**What you have to do:** Lines that hold the word "this" should be located and copied.

**Excerpted data:**
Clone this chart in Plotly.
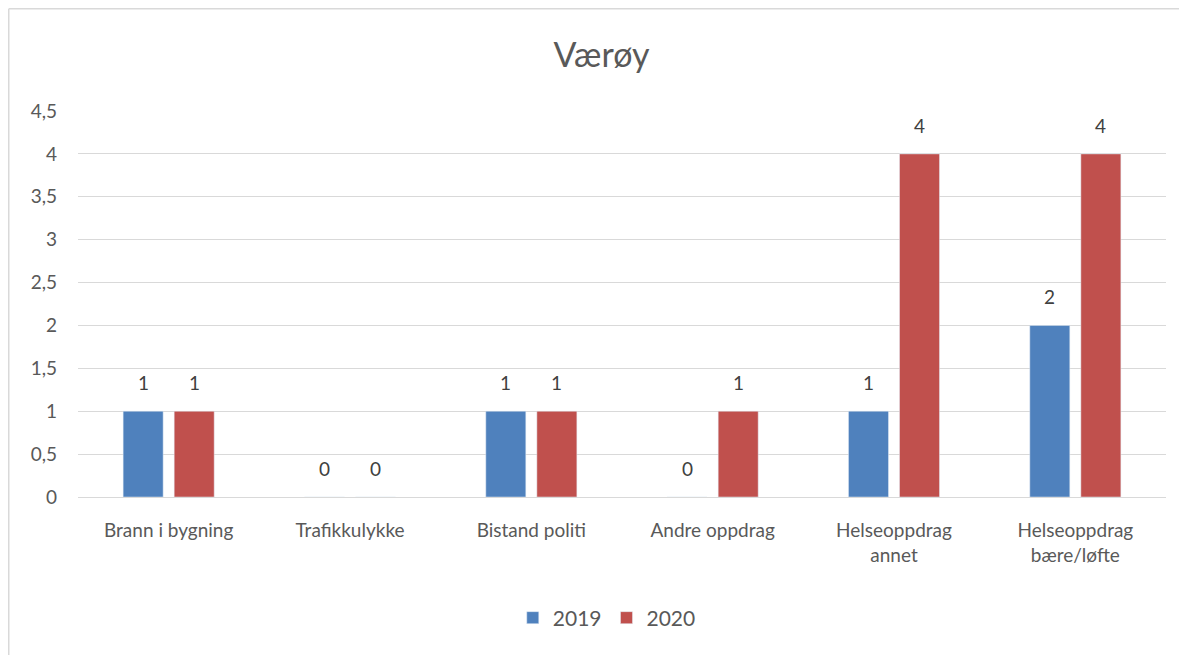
import plotly.graph_objects as go

categories = ["Brann i bygning", "Trafikkulykke", "Bistand politi", "Andre oppdrag",
              "Helseoppdrag<br>annet", "Helseoppdrag<br>bære/løfte"]
values_2019 = [1, 0, 1, 0, 1, 2]
values_2020 = [1, 0, 1, 1, 4, 4]
series = [("2019", values_2019, "#4f81bd"), ("2020", values_2020, "#c0504d")]
y_ticks = [0, 0.5, 1, 1.5, 2, 2.5, 3, 3.5, 4, 4.5]

font_family = "Lato, 'Open Sans', sans-serif"
gray = "#595959"

W, H = 1187, 655
ML, MR, MT, MB = 70, 29, 103, 166
BARGAP, GROUPGAP = 0.437, 0.216
plot_w = W - ML - MR
plot_h = H - MT - MB
cat_w = plot_w / len(categories)
slot = (1 - BARGAP) * cat_w / len(series)

fig = go.Figure()
for name, vals, color in series:
    fig.add_trace(go.Bar(name=name, x=categories, y=vals, marker_color=color))

annotations = []
for k, (name, vals, color) in enumerate(series):
    shift = (k - (len(series) - 1) / 2) * slot
    for c, v in zip(categories, vals):
        annotations.append(dict(x=c, y=v, text=str(v), showarrow=False, xshift=shift,
                                yshift=15, yanchor="bottom", xanchor="center",
                                font=dict(size=19, color="#404040", family=font_family)))

fig.update_layout(
    width=W, height=H,
    margin=dict(l=ML, r=MR, t=MT, b=MB),
    paper_bgcolor="white", plot_bgcolor="white",
    separators=", ",
    barmode="group", bargap=BARGAP, bargroupgap=GROUPGAP,
    font=dict(family=font_family, color=gray, size=19),
    title=dict(text="Værøy", x=0.5, xanchor="center", y=1 - 47 / H, yanchor="middle",
               font=dict(size=34, color=gray, family=font_family)),
    legend=dict(orientation="h", x=0.486, xanchor="center", y=(plot_h + MT - 610) / plot_h,
                yanchor="middle", font=dict(size=21, color=gray), traceorder="normal"),
    showlegend=True,
    annotations=annotations,
)
fig.update_xaxes(showgrid=False, showline=True, linecolor="#d9d9d9", linewidth=1,
                 ticks="", ticklabelstandoff=16, tickfont=dict(size=19, color=gray))
fig.update_yaxes(range=[0, 4.5], tickvals=y_ticks, showgrid=True, gridcolor="#d9d9d9",
                 zeroline=False, showline=False, ticks="", ticklabelstandoff=20,
                 tickfont=dict(size=19, color=gray))
# chart frame (left and top edges)
x_left = (0.75 - ML) / plot_w
y_top = (plot_h + MT - 0.75) / plot_h
fig.add_shape(type="line", xref="paper", yref="paper", x0=x_left, x1=x_left,
              y0=y_top, y1=-MB / plot_h, line=dict(color="#d9d9d9", width=1.5))
fig.add_shape(type="line", xref="paper", yref="paper", x0=x_left, x1=(plot_w + MR) / plot_w,
              y0=y_top, y1=y_top, line=dict(color="#d9d9d9", width=1.5))

fig.write_html("out.html")
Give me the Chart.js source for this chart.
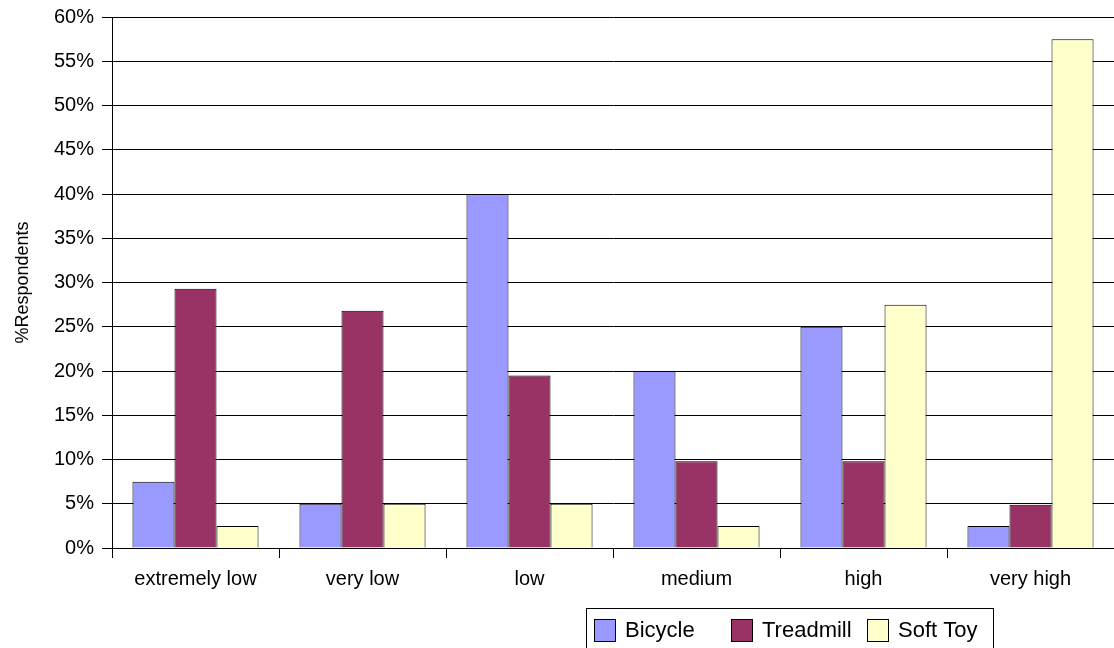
<!DOCTYPE html>
<html>
<head>
<meta charset="utf-8">
<script src="https://cdn.jsdelivr.net/npm/chart.js@4/dist/chart.umd.min.js"></script>
<style>
  html, body { margin: 0; padding: 0; background: #ffffff; }
  #wrap { width: 1114px; height: 648px; position: relative; }
  canvas { display: block; }
</style>
</head>
<body>
<div id="wrap"><canvas id="c" width="1114" height="648"></canvas></div>
<script>
// Share of respondents per rating level, by product
const categories = ['extremely low', 'very low', 'low', 'medium', 'high', 'very high'];
const bicycle   = [7.5, 5, 40, 20, 25, 2.5];
const treadmill = [29.3, 26.8, 19.5, 9.8, 9.8, 4.9];
const softToy   = [2.5, 5, 5, 2.5, 27.5, 57.5];
const seriesNames = ['Bicycle', 'Treadmill', 'Soft Toy'];
const yTicks = [0, 5, 10, 15, 20, 25, 30, 35, 40, 45, 50, 55, 60];

const FONT = "'Liberation Sans', Arial, sans-serif";

// Boxed legend drawn under the plot, right of centre
const boxedLegend = {
  id: 'boxedLegend',
  afterDraw(chart) {
    const ctx = chart.ctx;
    const left = 586, top = 608, right = 993, bottom = 660;
    ctx.save();
    ctx.strokeStyle = '#000000';
    ctx.lineWidth = 1;
    ctx.strokeRect(left + 0.5, top + 0.5, right - left, bottom - top);
    ctx.font = '22px ' + FONT;
    ctx.textBaseline = 'middle';
    ctx.textAlign = 'left';
    const xs = [594, 731, 867];
    const midY = 630;
    chart.data.datasets.forEach((ds, i) => {
      const x = xs[i];
      ctx.fillStyle = ds.backgroundColor;
      ctx.fillRect(x, midY - 11, 21, 22);
      ctx.strokeStyle = '#000000';
      ctx.strokeRect(x + 0.5, midY - 11 + 0.5, 21, 22);
      ctx.fillStyle = '#000000';
      ctx.fillText(ds.label, x + 31, midY + 1);
    });
    ctx.restore();
  }
};

new Chart(document.getElementById('c'), {
  type: 'bar',
  data: {
    labels: categories,
    datasets: [
      { label: seriesNames[0], data: bicycle,   backgroundColor: '#9999FF' },
      { label: seriesNames[1], data: treadmill, backgroundColor: '#993366' },
      { label: seriesNames[2], data: softToy,   backgroundColor: '#FFFFCC' }
    ].map(d => Object.assign(d, { borderColor: '#000000', borderWidth: 1 }))
  },
  options: {
    responsive: false,
    animation: false,
    events: [],
    layout: { padding: { top: 17, right: 0, left: 0, bottom: 0 } },
    datasets: { bar: { categoryPercentage: 0.755, barPercentage: 1.0 } },
    plugins: { legend: { display: false }, tooltip: { enabled: false } },
    scales: {
      x: {
        afterFit(scale) { scale.height = 100; scale.paddingLeft = 0; scale.paddingRight = 0; },
        grid: { display: true, drawOnChartArea: false, drawTicks: true, tickLength: 10, color: '#000000', offset: true },
        border: { display: true, color: '#000000' },
        ticks: { color: '#000000', font: { family: FONT, size: 20 }, padding: 9, maxRotation: 0, autoSkip: false }
      },
      y: {
        min: 0, max: 60,
        afterFit(scale) { scale.width = 112; scale.paddingTop = 0; scale.paddingBottom = 0; },
        afterBuildTicks(scale) { scale.ticks = yTicks.map(v => ({ value: v })); },
        grid: { color: '#000000', tickLength: 10, drawTicks: true },
        border: { display: true, color: '#000000' },
        ticks: { color: '#000000', font: { family: FONT, size: 20 }, padding: 8, callback: v => v + '%' },
        title: { display: true, text: '%Respondents', color: '#000000', font: { family: FONT, size: 18 }, padding: { top: 12, bottom: 0 } }
      }
    }
  },
  plugins: [boxedLegend]
});
</script>
</body>
</html>
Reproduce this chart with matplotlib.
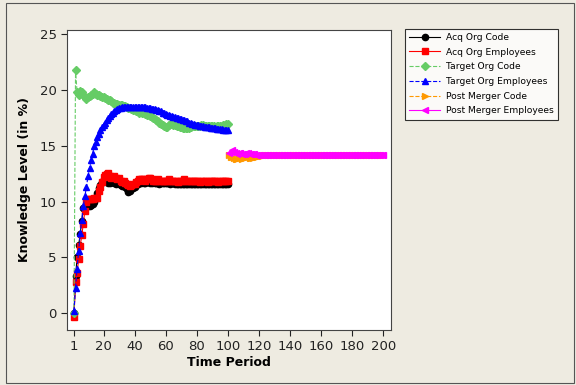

**Written response:**
Clone this chart in Plotly.
Give me the Chart.js source for this chart.
Reproduce this chart with matplotlib.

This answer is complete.